Imagine the next 100 year

This little exercise illustrates my point about survivorship bias in returns data. I am not questioning the accuracy of the return data of US equities during the 20th and 21st Centuries, but to hold them up as the model template for what investment returns might look like in the next 100 years is, at best, guesswork.

There is another level of survivorship bias that a lot of analyst neglect, namely survivorship bias at the asset class level. At the dawn of the 20th Century in 1900, most investments went into the bond market. Stock markets were relatively immature and equity investment culture was not well developed. If you went back in time to 1900 and knew nothing about financial markets, would you necessarily put a major portion of your portfolio into what amounted to an under-developed asset class?

Consider the following scenario 100 years from now. China becomes the dominant global economic power, after a number of fits and starts. Maybe someone 100 years from now will be showing a chart like this, but for Chinese real estate. Maybe real estate becomes the dominant asset class and takes over from equities. After all, we learned in Econ 101 that the three classic factors of production are Labor, Capital (stocks and bonds) and Rent (real estate). Why not property as a major asset class?

There are several morals to this story:

  • Beware of survivorship bias
  • Consider asset classes beyond the stocks and bonds when forming an investment plan
  • Diversify, diversify, diversify

7 thoughts on “Why you can’t believe Shiller on LT equity returns

  1. Cam: Brilliant post, one of your best. Survivorship bias is huge looked at from a very long term perspective.

    To put it another way, every economy (of every country, of every time period) plays within the rules and environment set by its government. Why? Because the government has people with guns, and companies don’t. You might own shares in every one of the fastest growing, best managed companies in Russia in 1918, but it did you no good when the Bolsheviks confiscated them and gave shareholders nothing.

    And governmental change is not predictable by statistical techniques. History was continuous for decades, and then suddenly it became discontinuous; a wise observer could have predicted that the Tsar would fall and communists take over, but that involved human judgement, not anything detectable using a chart or statistics.

    Besides political change, there are limits that things can go before they must stop. Aggregate revenues of all the companies in an economy cannot grow faster than the economy itself, except to the extent that they are gaining market share overseas, but that is usually a minor factor. If an economy is growing at 3% (which we haven’t in a while), then that or maybe 3.5% is the most one can expect out of revenue growth.

    Profit margins can grow to some extent, but there are limits – a company still has to pay for raw materials, wages, interest, etc, and there are never more than 100 cents in a dollar, so profit margins can only get so high before they top out. Once at peak margins, operating earnings can only grow as fast as revenues.

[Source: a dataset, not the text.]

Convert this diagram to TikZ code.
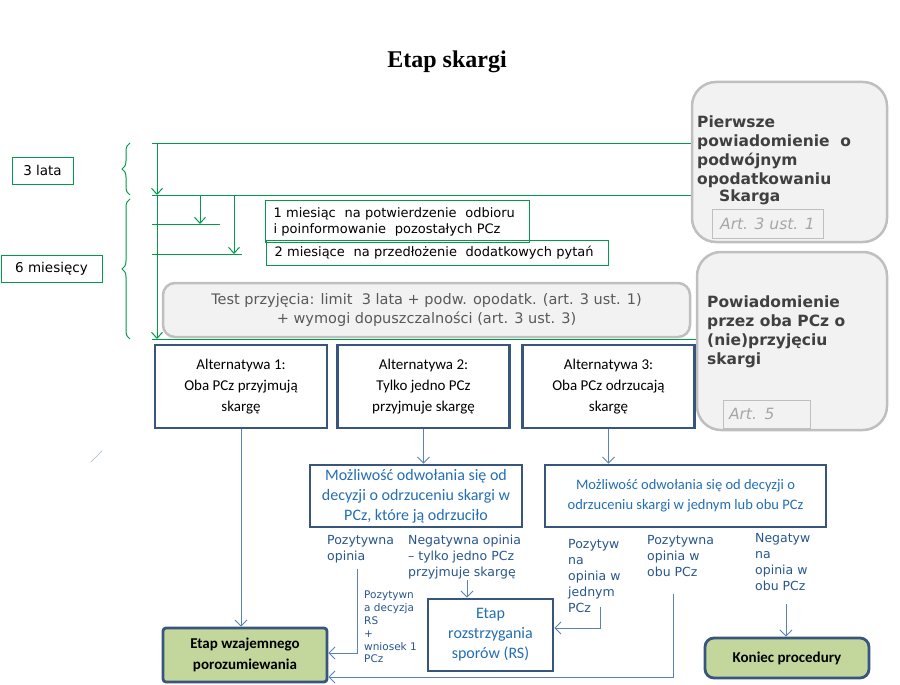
\documentclass[tikz,border=0pt]{standalone}
\usepackage{fontspec}
\setmainfont{DejaVu Sans}
\newfontfamily\calib{Carlito}
\newfontfamily\timesbf{Liberation Serif}
\usetikzlibrary{arrows.meta,decorations.pathreplacing}

\definecolor{lgreen}{RGB}{0,155,75}
\definecolor{navy}{RGB}{56,86,125}
\definecolor{boxgrey}{RGB}{191,191,191}
\definecolor{boxfill}{RGB}{242,242,242}
\definecolor{txtgrey}{RGB}{64,64,64}
\definecolor{testgrey}{RGB}{89,89,89}
\definecolor{artgrey}{RGB}{166,166,166}
\definecolor{linkblue}{RGB}{90,130,185}
\definecolor{lblblue}{RGB}{40,85,140}
\definecolor{optblue}{RGB}{35,110,180}
\definecolor{olive}{RGB}{195,214,155}

\begin{document}
\begin{tikzpicture}[
x=1pt, y=-1pt,
gline/.style={draw=lgreen, line width=1pt},
garrow/.style={gline, -{Straight Barb[length=6pt, width=11pt]}},
gbrace/.style={gline, decorate, decoration={brace, amplitude=8pt}},
tag/.style={draw=lgreen, line width=1pt, inner sep=0pt, font=\fontsize{13.5}{16}\selectfont},
note/.style={draw=lgreen, line width=1pt, inner xsep=8pt, inner ysep=0pt, align=left, anchor=north west, font=\fontsize{13}{16}\selectfont},
greybox/.style={draw=boxgrey, fill=boxfill, line width=2.5pt, rounded corners=24pt, inner sep=0pt},
artbox/.style={draw=boxgrey, fill=boxfill, line width=0.8pt, inner sep=0pt, text=artgrey, font=\fontsize{15.5}{18}\selectfont\itshape},
head/.style={text=txtgrey, align=left, anchor=north west, inner sep=0pt, font=\fontsize{15.5}{19}\selectfont\bfseries},
alt/.style={draw=navy, line width=2.5pt, fill=white, align=center, minimum width=172pt, minimum height=83pt, font=\calib\fontsize{15}{21}\selectfont},
opt/.style={draw=navy, line width=2.8pt, align=center, text=optblue, inner sep=0pt, font=\calib\fontsize{16}{20}\selectfont},
stage/.style={draw=navy, line width=2.8pt, fill=olive, align=center, inner sep=0pt, rounded corners=3pt, font=\calib\fontsize{15}{21}\selectfont\bfseries},
lbl/.style={text=lblblue, align=left, anchor=north west, inner sep=0pt, font=\fontsize{12.5}{16}\selectfont},
link/.style={draw=linkblue, line width=0.9pt, -{Straight Barb[length=6pt, width=12pt]}}
]
\useasboundingbox (0,0) rectangle (900,685);

\node[font=\timesbf\fontsize{24}{28}\selectfont\bfseries] (title) at (447,62) {Etap skargi};

% time line on the left
\node[tag, minimum width=61pt, minimum height=27pt] (lata) at (42.5,170.5) {3 lata};
\node[tag, minimum width=101pt, minimum height=27pt] (mies) at (51.5,268.5) {6 miesięcy};
\draw[gbrace] (130,195) -- (130,143);
\draw[gbrace] (130,339) -- (130,199);

\coordinate (t0) at (157,143);
\coordinate (t1) at (157,195);
\coordinate (t2) at (157,339);
\draw[gline] (152,143) -- (692,143);
\draw[gline] (152,195) -- (692,195);
\draw[gline] (152,339) -- (697,339);
\draw[garrow] (t0) -- (t1);
\draw[garrow] ([yshift=-1pt]t1) -- (t2);
\draw[garrow] (200,195) -- (200,224);
\draw[garrow] (234,195) -- (234,254);
\draw[gline] (152,224) -- (220,224);
\draw[gline] (152,254) -- (242,254);

\node[note, text width=248pt, minimum height=42pt] (odbior) at (265,200) {1 miesiąc\ \ na potwierdzenie\ \ odbioru\\i poinformowanie\ \ pozostałych PCz};
\node[note, text width=326pt, minimum height=25pt] (pytania) at (266,240) {2 miesiące\ \ na przedłożenie\ \ dodatkowych pytań};

\node[greybox, rounded corners=12pt, minimum width=527pt, minimum height=54pt, align=center, text=testgrey, font=\fontsize{14.5}{19}\selectfont] (test) at (426.5,310) {Test przyjęcia: limit\ \ 3 lata + podw. opodatk. (art. 3 ust. 1)\\+ wymogi dopuszczalności (art. 3 ust. 3)};

% boxes on the right
\node[greybox, minimum width=195pt, minimum height=160pt] (right1) at (789.5,162) {};
\node[head] (r1txt) at (697,116) {Pierwsze\\powiadomienie\ \ o\\podwójnym\\opodatkowaniu};
\node[head, anchor=base west] (skarga) at (719,201) {Skarga};
\node[artbox, minimum width=111pt, minimum height=29pt] (art1) at (767.5,223.5) {Art. 3 ust. 1};

\node[greybox, minimum width=190pt, minimum height=178pt] (right2) at (792,341) {};
\node[head] (r2txt) at (707,296) {Powiadomienie\\przez oba PCz o\\(nie)przyjęciu\\skargi};
\node[artbox, minimum width=87pt, minimum height=28pt, text width=75pt] (art5) at (766.5,414) {Art. 5};

% alternatives
\node[alt] (alt1) at (241,386.5) {Alternatywa 1:\\Oba PCz przyjmują\\skargę};
\node[alt] (alt2) at (423.5,386.5) {Alternatywa 2:\\Tylko jedno PCz\\przyjmuje skargę};
\node[alt] (alt3) at (608.5,386.5) {Alternatywa 3:\\Oba PCz odrzucają\\skargę};

\node[opt, minimum width=212pt, minimum height=62pt] (odw1) at (416,496) {Możliwość odwołania się od\\decyzji o odrzuceniu skargi w\\PCz, które ją odrzuciło};
\node[opt, minimum width=281pt, minimum height=62pt, font=\calib\fontsize{14.5}{20}\selectfont] (odw2) at (685.5,496) {Możliwość odwołania się od decyzji o\\odrzuceniu skargi w jednym lub obu PCz};

\node[opt, fill=white, minimum width=125pt, minimum height=72pt] (ers) at (490.5,635) {Etap\\rozstrzygania\\sporów (RS)};
\node[stage, minimum width=164pt, minimum height=54pt] (ewp) at (245,655) {Etap wzajemnego\\porozumiewania};
\node[stage, rounded corners=9pt, minimum width=164pt, minimum height=40pt] (koniec) at (787,658) {Koniec procedury};

% opinions
\node[lbl] (poz1) at (327,535) {Pozytywna\\opinia};
\node[lbl] (neg1) at (408,535) {Negatywna opinia\\– tylko jedno PCz\\przyjmuje skargę};
\node[lbl] (poz2) at (568,539) {Pozytyw\\na\\opinia w\\jednym\\PCz};
\node[lbl] (poz3) at (647,535) {Pozytywna\\opinia w\\obu PCz};
\node[lbl] (neg2) at (755,533) {Negatyw\\na\\opinia w\\obu PCz};
\node[lbl, font=\fontsize{10.5}{12.8}\selectfont] (decRS) at (364,591) {Pozytywn\\a decyzja\\RS\\+\\wniosek 1\\PCz};

\coordinate (p1) at (357,569);
\coordinate (n1) at (467,580);
\coordinate (p2) at (600,607);
\coordinate (p3) at (673,594);
\coordinate (n2) at (786,604);

\draw[link] (alt1.south) -- (alt1.south |- ewp.north);
\draw[link] (alt2.south) -- (alt2.south |- odw1.north);
\draw[link] (alt3.south) -- (alt3.south |- odw2.north);
\draw[link] (p1) |- ([yshift=2pt]ewp.east);
\draw[link] (n1) -- (n1 |- ers.north);
\draw[link] (p2) |- ([yshift=7pt]ers.east);
\draw[link] (p3) |- ([yshift=-22pt]ewp.east);
\draw[link] (n2) -- (n2 |- koniec.north);

\draw[linkblue!60, line width=0.6pt] (91,462) -- (102,451);
\end{tikzpicture}
\end{document}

    Then there are P/Es, and they can swing more wildly than revenue growth, but are also self limiting. Once a country’s stock market reflects strong revenue growth, maximum profit margins, and extremely high P/Es, then the best that the market can hope for is growth in line with revenue growth, and any setback anywhere can result in a steep bear market.

    Those who say equities are inherently best always based on history are in effect either promising that corporate revenues will keep growing faster than the economies in which they operate (basically impossible), plus profit margins will expand ad infinitum (also impossible), and P/Es will expand to previously unheard of heights (possible if the central bank is printing money like mad, but high stock prices–>ease of capital raising—>more capacity built–>supply overwhelms demand—>profit margins collapse, so P/Es are self limiting too.)

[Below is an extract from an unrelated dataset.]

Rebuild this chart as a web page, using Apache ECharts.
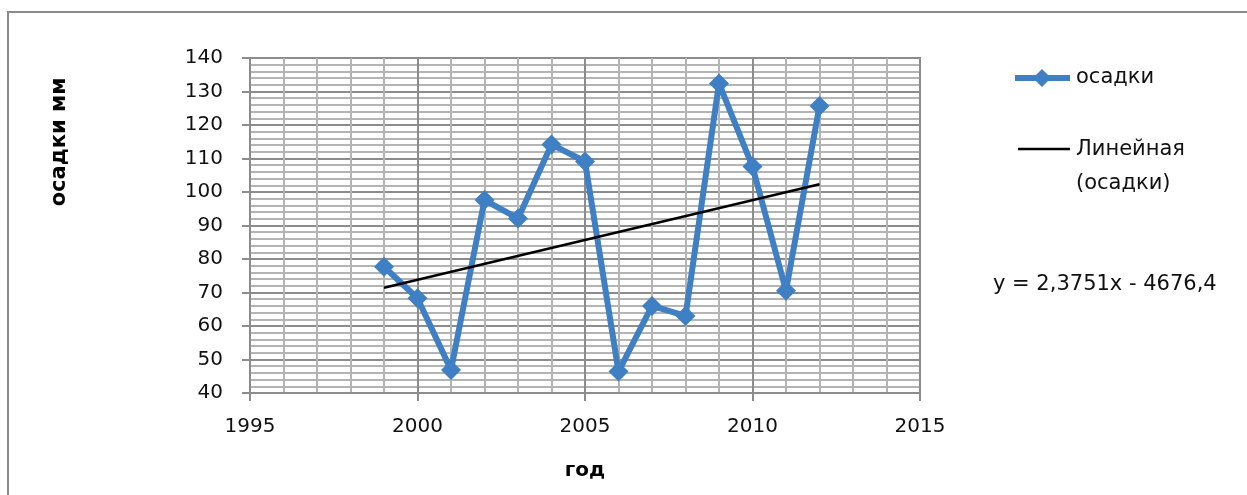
<!DOCTYPE html>
<html>
<head>
<meta charset="utf-8">
<script src="https://cdn.jsdelivr.net/npm/echarts@6/dist/echarts.min.js"></script>
<style>html,body{margin:0;padding:0;background:#fff;}#c{width:1247px;height:495px;}</style>
</head>
<body>
<div id="c"></div>
<script>
const years = [1999, 2000, 2001, 2002, 2003, 2004, 2005, 2006, 2007, 2008, 2009, 2010, 2011, 2012];
const precip = [77.7, 68.3, 46.9, 97.6, 92.1, 114.2, 109.1, 46.4, 66.0, 63.0, 132.4, 107.6, 70.5, 125.7];
const trendYears = [1999, 2012];
const trendValues = [71.4, 102.3];
const seriesName = 'осадки';
const trendName = 'Линейная (осадки)';
const equationText = 'y = 2,3751x - 4676,4';
const yTitle = 'осадки мм';
const xTitle = 'год';

const FONT = 'DejaVu Sans';
const BLUE = '#3f7fc4';
const chart = echarts.init(document.getElementById('c'), null, {renderer: 'canvas'});
chart.setOption({
  backgroundColor: '#ffffff',
  animation: false,
  grid: {left: 250, top: 58, width: 670, height: 335, show: true, borderColor: '#8c8c8c', borderWidth: 2},
  xAxis: {
    type: 'value', min: 1995, max: 2015, interval: 5,
    name: xTitle, nameLocation: 'middle', nameGap: 68,
    nameTextStyle: {fontFamily: FONT, fontWeight: 'bold', fontSize: 20, color: '#000'},
    axisLine: {show: true, lineStyle: {color: '#8c8c8c', width: 2}},
    axisTick: {show: true, length: 8, lineStyle: {color: '#8c8c8c', width: 2}},
    axisLabel: {fontFamily: FONT, fontSize: 20, color: '#111', margin: 24, formatter: v => String(v)},
    splitLine: {show: true, lineStyle: {color: '#8c8c8c', width: 2}},
    minorTick: {show: false, splitNumber: 5},
    minorSplitLine: {show: true, lineStyle: {color: '#b4b4b4', width: 2}}
  },
  yAxis: {
    type: 'value', min: 40, max: 140, interval: 10,
    axisLine: {show: true, lineStyle: {color: '#8c8c8c', width: 2}},
    axisTick: {show: true, length: 8, lineStyle: {color: '#8c8c8c', width: 2}},
    axisLabel: {fontFamily: FONT, fontSize: 20, color: '#111', margin: 27},
    splitLine: {show: true, lineStyle: {color: '#8c8c8c', width: 2}},
    minorTick: {show: false, splitNumber: 5},
    minorSplitLine: {show: true, lineStyle: {color: '#b4b4b4', width: 2}}
  },
  series: [
    {
      name: seriesName, type: 'line',
      data: years.map((y, i) => [y, precip[i]]),
      lineStyle: {color: BLUE, width: 6},
      itemStyle: {color: BLUE},
      symbol: 'diamond', symbolSize: 20, showSymbol: true, z: 3
    },
    {
      name: trendName, type: 'line',
      data: trendYears.map((y, i) => [y, trendValues[i]]),
      lineStyle: {color: '#000', width: 2.5},
      symbol: 'none', z: 4
    }
  ],
  graphic: [
    {type: 'rect', shape: {x: 8, y: 12, width: 1300, height: 600}, style: {fill: 'none', stroke: '#8a8a8a', lineWidth: 2}, z: -1, silent: true},
    {type: 'text', x: 60, y: 142, rotation: Math.PI / 2,
      style: {text: yTitle, fontFamily: FONT, fontWeight: 'bold', fontSize: 21, fill: '#000', textAlign: 'center', textVerticalAlign: 'middle'}},
    {type: 'line', shape: {x1: 1015, y1: 78, x2: 1070, y2: 78}, style: {stroke: BLUE, lineWidth: 6}},
    {type: 'polygon', shape: {points: [[1042, 69], [1051, 78], [1042, 87], [1033, 78]]}, style: {fill: BLUE}},
    {type: 'text', x: 1076, y: 78, style: {text: seriesName, fontFamily: FONT, fontSize: 21, fill: '#111', textVerticalAlign: 'middle'}},
    {type: 'line', shape: {x1: 1018, y1: 149, x2: 1070, y2: 149}, style: {stroke: '#000', lineWidth: 2.5}},
    {type: 'text', x: 1076, y: 150, style: {text: 'Линейная', fontFamily: FONT, fontSize: 21, fill: '#111', textVerticalAlign: 'middle'}},
    {type: 'text', x: 1076, y: 184, style: {text: '(осадки)', fontFamily: FONT, fontSize: 21, fill: '#111', textVerticalAlign: 'middle'}},
    {type: 'text', x: 993, y: 285, style: {text: equationText, fontFamily: FONT, fontSize: 21, fill: '#111', textVerticalAlign: 'middle'}}
  ]
});
</script>
</body>
</html>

    The last 41 years since the deep bear market bottom in late 1974 (the post-WW2 equivalent of 1932) have shown good growth in revenues, profit margins going from tiny to large, and P/Es going from tiny to large. Add those up and there was a huge move up for stocks. To think that today’s situation has as much long term upside potential as existed in 1974 is to not understand how the stock market works.

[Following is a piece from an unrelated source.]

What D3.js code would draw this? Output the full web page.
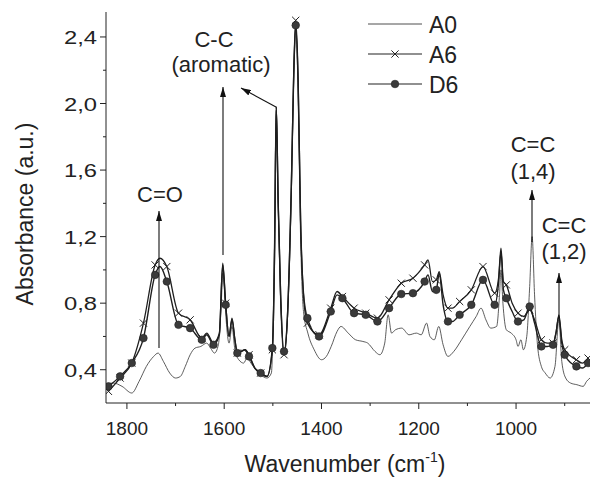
<!DOCTYPE html>
<html>
<head>
<meta charset="utf-8">
<script src="https://cdn.jsdelivr.net/npm/d3@7"></script>
<style>
  html, body { margin: 0; padding: 0; background: #fff; }
  svg { display: block; font-family: "Liberation Sans", Arial, sans-serif; }
</style>
</head>
<body>
<svg id="chart" width="590" height="483"></svg>
<script>
// wavenumbers where Origin drew the symbols for A6 and D6
const markWn = [1838, 1814, 1790, 1766, 1742, 1718, 1694, 1670, 1646, 1622, 1597, 1573, 1549, 1525,
  1501, 1477, 1453, 1429, 1405, 1381, 1357, 1333, 1309, 1285, 1261, 1236, 1212, 1188, 1164, 1140,
  1116, 1092, 1068, 1044, 1020, 996, 972, 948, 924, 900, 876, 852];
const a6Mark = [0.27, 0.35, 0.44, 0.68, 1.03, 1.02, 0.74, 0.70, 0.59, 0.56, 0.80, 0.50, 0.49, 0.38,
  0.52, 0.49, 2.50, 0.68, 0.61, 0.77, 0.84, 0.77, 0.74, 0.71, 0.82, 0.92, 0.95, 1.03, 0.94, 0.77,
  0.81, 0.88, 1.02, 0.86, 0.91, 0.74, 0.76, 0.58, 0.56, 0.52, 0.46, 0.47];
const d6Mark = [0.30, 0.36, 0.44, 0.59, 0.97, 0.93, 0.67, 0.65, 0.58, 0.55, 0.79, 0.50, 0.48, 0.38,
  0.53, 0.51, 2.47, 0.71, 0.60, 0.75, 0.83, 0.74, 0.73, 0.69, 0.77, 0.855, 0.86, 0.93, 0.88, 0.69,
  0.73, 0.79, 0.94, 0.79, 0.83, 0.69, 0.78, 0.54, 0.55, 0.49, 0.42, 0.44];

// extra line points between the symbols (peaks and dips)
const extraWn = [1732, 1636, 1610, 1603, 1590, 1584, 1578, 1557, 1537, 1512, 1496, 1493, 1489, 1484,
  1470, 1462, 1457, 1448, 1443, 1437, 1368, 1181, 1172, 1158, 1150, 1131, 1036, 1031, 1026, 1008,
  984, 962, 936, 918, 912, 906, 864];
const a6Extra = [1.07, 0.62, 0.62, 1.04, 0.60, 0.71, 0.58, 0.52, 0.41, 0.36, 1.2, 1.98, 1.4, 0.85,
  0.72, 1.5, 2.2, 2.15, 1.3, 0.85, 0.87, 1.06, 0.93, 0.99, 0.85, 0.77, 0.95, 1.13, 0.93, 0.80,
  0.72, 0.70, 0.56, 0.62, 0.73, 0.58, 0.44];
const d6Extra = [1.02, 0.61, 0.61, 1.03, 0.60, 0.70, 0.58, 0.52, 0.41, 0.36, 1.2, 1.98, 1.4, 0.85,
  0.72, 1.5, 2.18, 2.12, 1.3, 0.86, 0.85, 0.97, 0.87, 0.98, 0.79, 0.69, 0.92, 1.11, 0.88, 0.75,
  0.70, 0.68, 0.54, 0.62, 0.72, 0.56, 0.41];

// A0, plain line
const a0Wn = [1845, 1828, 1810, 1790, 1775, 1760, 1745, 1736, 1725, 1712, 1700, 1690, 1680, 1670,
  1660, 1648, 1636, 1628, 1620, 1612, 1606, 1603, 1600, 1596, 1590, 1584, 1578, 1570, 1560, 1553,
  1545, 1535, 1525, 1512, 1503, 1498, 1493, 1489, 1484, 1477, 1470, 1462, 1457, 1453, 1448, 1443,
  1437, 1428, 1415, 1400, 1390, 1380, 1368, 1360, 1345, 1330, 1315, 1305, 1290, 1280, 1270, 1263,
  1256, 1248, 1235, 1220, 1205, 1195, 1184, 1177, 1168, 1159, 1150, 1140, 1128, 1112, 1095, 1082,
  1072, 1062, 1052, 1040, 1034, 1031, 1027, 1020, 1010, 1000, 996, 990, 985, 978, 972, 967, 962,
  956, 948, 940, 930, 920, 912, 906, 898, 888, 875, 862, 855, 848];
const a0Abs = [0.31, 0.32, 0.30, 0.26, 0.33, 0.42, 0.48, 0.50, 0.45, 0.38, 0.35, 0.36, 0.42, 0.49,
  0.53, 0.54, 0.56, 0.53, 0.50, 0.55, 0.80, 0.98, 0.90, 0.70, 0.56, 0.66, 0.52, 0.46, 0.44, 0.47,
  0.44, 0.40, 0.37, 0.35, 0.38, 0.9, 1.96, 1.4, 0.8, 0.49, 0.7, 1.45, 2.15, 2.45, 2.05, 1.2,
  0.75, 0.62, 0.52, 0.46, 0.48, 0.54, 0.63, 0.66, 0.62, 0.58, 0.57, 0.56, 0.51, 0.49, 0.56, 0.73,
  0.62, 0.64, 0.65, 0.61, 0.62, 0.61, 0.68, 0.60, 0.58, 0.66, 0.55, 0.48, 0.51, 0.58, 0.66, 0.72,
  0.77, 0.70, 0.65, 0.66, 0.85, 1.0, 0.8, 0.64, 0.62, 0.58, 0.54, 0.58, 0.52, 0.6, 0.9, 1.2, 0.85,
  0.55, 0.42, 0.38, 0.35, 0.42, 0.70, 0.45, 0.35, 0.32, 0.31, 0.30, 0.33, 0.35];

const yTicks = [0.4, 0.8, 1.2, 1.6, 2.0, 2.4];
const yMinor = [0.6, 1.0, 1.4, 1.8, 2.2];
const xTicks = [1800, 1600, 1400, 1200, 1000];
const xMinor = [1700, 1500, 1300, 1100, 900];

const svg = d3.select("#chart");
const plotLeft = 106, plotRight = 590, plotTop = 12, plotBottom = 403;

const x = d3.scaleLinear().domain([1843, 848]).range([plotLeft, plotRight]);
const y = d3.scaleLinear().domain([0.2, 2.55]).range([plotBottom, plotTop]);

const fmt = d3.formatLocale({ decimal: ",", thousands: ".", grouping: [3], currency: ["", ""] }).format(".1f");

function merge(wnA, vA, wnB, vB) {
  const pts = wnA.map((w, i) => ({ wn: w, v: vA[i], mark: true }))
    .concat(wnB.map((w, i) => ({ wn: w, v: vB[i], mark: false })));
  return pts.sort((a, b) => b.wn - a.wn);
}

const a0 = a0Wn.map((w, i) => ({ wn: w, v: a0Abs[i] }));
const a6 = merge(markWn, a6Mark, extraWn, a6Extra);
const d6 = merge(markWn, d6Mark, extraWn, d6Extra);

const line = d3.line()
  .x(d => x(d.wn))
  .y(d => y(d.v))
  .curve(d3.curveMonotoneX);

const defs = svg.append("defs");
defs.append("clipPath").attr("id", "clip")
  .append("rect").attr("x", plotLeft).attr("y", 0)
  .attr("width", plotRight - plotLeft).attr("height", plotBottom);

const plot = svg.append("g").attr("clip-path", "url(#clip)");

plot.append("path").datum(a0)
  .attr("d", line).attr("fill", "none").attr("stroke", "#333").attr("stroke-width", 0.8);
plot.append("path").datum(a6)
  .attr("d", line).attr("fill", "none").attr("stroke", "#1e1e1e").attr("stroke-width", 1.3);
plot.append("path").datum(d6)
  .attr("d", line).attr("fill", "none").attr("stroke", "#1e1e1e").attr("stroke-width", 1.4);

function cross(g, cx, cy) {
  const s = 3.6;
  g.append("path")
    .attr("d", `M${cx - s},${cy - s}L${cx + s},${cy + s}M${cx - s},${cy + s}L${cx + s},${cy - s}`)
    .attr("stroke", "#222").attr("stroke-width", 1);
}

function dot(g, cx, cy) {
  g.append("circle").attr("cx", cx).attr("cy", cy).attr("r", 3.8)
    .attr("fill", "#3a3a3a").attr("stroke", "#222").attr("stroke-width", 0.6);
}

a6.filter(d => d.mark).forEach(d => cross(plot, x(d.wn), y(d.v)));
d6.filter(d => d.mark).forEach(d => dot(plot, x(d.wn), y(d.v)));

// axes
const axes = svg.append("g").attr("stroke", "#222").attr("stroke-width", 1);
axes.append("line").attr("x1", plotLeft).attr("x2", plotLeft).attr("y1", plotTop).attr("y2", plotBottom);
axes.append("line").attr("x1", plotLeft).attr("x2", plotRight).attr("y1", plotBottom).attr("y2", plotBottom);

axes.selectAll(".ymaj").data(yTicks).enter().append("line")
  .attr("x1", plotLeft - 6).attr("x2", plotLeft).attr("y1", d => y(d)).attr("y2", d => y(d));
axes.selectAll(".ymin").data(yMinor).enter().append("line")
  .attr("x1", plotLeft - 3).attr("x2", plotLeft).attr("y1", d => y(d)).attr("y2", d => y(d));
axes.selectAll(".xmaj").data(xTicks).enter().append("line")
  .attr("x1", d => x(d)).attr("x2", d => x(d)).attr("y1", plotBottom).attr("y2", plotBottom + 6);
axes.selectAll(".xmin").data(xMinor).enter().append("line")
  .attr("x1", d => x(d)).attr("x2", d => x(d)).attr("y1", plotBottom).attr("y2", plotBottom + 3);

// y labels in the reference are drawn a little wider than the x labels
svg.selectAll(".ylab").data(yTicks).enter().append("text")
  .attr("transform", d => `translate(${plotLeft - 9},${y(d) + 7}) scale(1.25,1)`)
  .attr("text-anchor", "end").attr("font-size", 19).attr("fill", "#222")
  .text(d => fmt(d));

svg.selectAll(".xlab").data(xTicks).enter().append("text")
  .attr("x", d => x(d)).attr("y", plotBottom + 32)
  .attr("text-anchor", "middle").attr("font-size", 19).attr("fill", "#222")
  .text(d => d);

svg.append("text")
  .attr("transform", `translate(33,214) rotate(-90)`)
  .attr("text-anchor", "middle").attr("font-size", 23).attr("fill", "#222")
  .text("Absorbance (a.u.)");

const xt = svg.append("text")
  .attr("x", 345).attr("y", 472)
  .attr("text-anchor", "middle").attr("font-size", 23).attr("fill", "#222");
xt.append("tspan").text("Wavenumber (cm");
xt.append("tspan").attr("font-size", 14).attr("dy", -10).text("-1");
xt.append("tspan").attr("dy", 10).text(")");

// legend
const legendNames = ["A0", "A6", "D6"];
const lg = svg.append("g");
legendNames.forEach((name, i) => {
  const ly = 24 + i * 30;
  lg.append("line").attr("x1", 368).attr("x2", 422).attr("y1", ly).attr("y2", ly)
    .attr("stroke", "#222").attr("stroke-width", i === 0 ? 0.8 : 1.2);
  if (i === 1) cross(lg, 395, ly);
  if (i === 2) dot(lg, 395, ly);
  lg.append("text").attr("x", 429).attr("y", ly + 8.5)
    .attr("font-size", 23).attr("fill", "#222").text(name);
});

// annotations
defs.append("marker")
  .attr("id", "head").attr("viewBox", "0 0 10 6").attr("refX", 10).attr("refY", 3)
  .attr("markerWidth", 10).attr("markerHeight", 6).attr("markerUnits", "userSpaceOnUse")
  .attr("orient", "auto")
  .append("path").attr("d", "M0,0L10,3L0,6Z").attr("fill", "#111");

const arrows = [
  [159, 348, 159, 211],
  [223, 255, 223, 87],
  [276, 107, 241, 88],
  [532, 242, 532, 190],
  [559, 318, 559, 273]
];
svg.selectAll(".arrow").data(arrows).enter().append("line")
  .attr("x1", d => d[0]).attr("y1", d => d[1]).attr("x2", d => d[2]).attr("y2", d => d[3])
  .attr("stroke", "#111").attr("stroke-width", 1.1).attr("marker-end", "url(#head)");

const notes = [
  ["C=O", 160, 202],
  ["C-C", 214, 47],
  ["(aromatic)", 221, 72],
  ["C=C", 533, 152],
  ["(1,4)", 533, 179],
  ["C=C", 564, 233],
  ["(1,2)", 564, 259]
];
svg.selectAll(".note").data(notes).enter().append("text")
  .attr("x", d => d[1]).attr("y", d => d[2])
  .attr("text-anchor", "middle").attr("font-size", 22).attr("fill", "#222")
  .text(d => d[0]);
</script>
</body>
</html>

  2. “Beware of survivorship bias — Consider asset classes beyond the stocks and bonds when forming an investment plan —
    Diversify, diversify, diversify”

    …which is why, despite recent underperformance, I still like Meb Faber’s Ivy Portfolio approach, which invests in 5 non-correlating asset classes. Especially when you add a MA filter to it.

    Which leads me to a question I have been wanting to ask Cam about his lovely Market Timing approach. I am not just worried about a recession, or about the Fed grabbing my punch bowl. I am also afraid of living in Japan in 1989. Would the Market Timing method prevent a 90% drawdown as caused by a combination of bursting bubble and demographic shrinkage?

    1. If you are asking about the US becoming Japan, or the global economy becoming Japan, then the short answer is “yes”. The timing system is designed to sidestep that kind of slow growth or no growth environment. Its main inputs are global stock prices and commodity prices, who should give us signals of that kind of slowdown.

      However, if you were to backtest that system on Japan itself, it would not have worked because the Japanese market was uncorrelated with global markets so its slowdown did not affect the global economy as much and vice versa.

  3. Your answer is much appreciated, Cam. But sorry — what I actually meant was your new “ultimate market timing model”, whereas the long-term investor only needs to sell when a recession looms, or when the Fed tightens too much. And I assume the the answer to that might have been: the BoJ was too tight during all the 1990s.

    1. With the caveat that nothing works all the time, I believe that the “Ultimate Market Timing Model” should be able to navigate a Japan-style slowdown.

  4. Thank you for this post, Cam. It so reminds me of this little metal strong box my parents kept in their bedroom. In that box, aside from family mementos were the Russian bonds my grandfather escaped Russia with. He ran for his life with nothing but the shirt on his back and these Czarist bonds tucked under that shirt because he believed so strongly they would be worth something. I think we know how the story ends. My parents kept them to teach their children that nothing is certain and nothing is forever.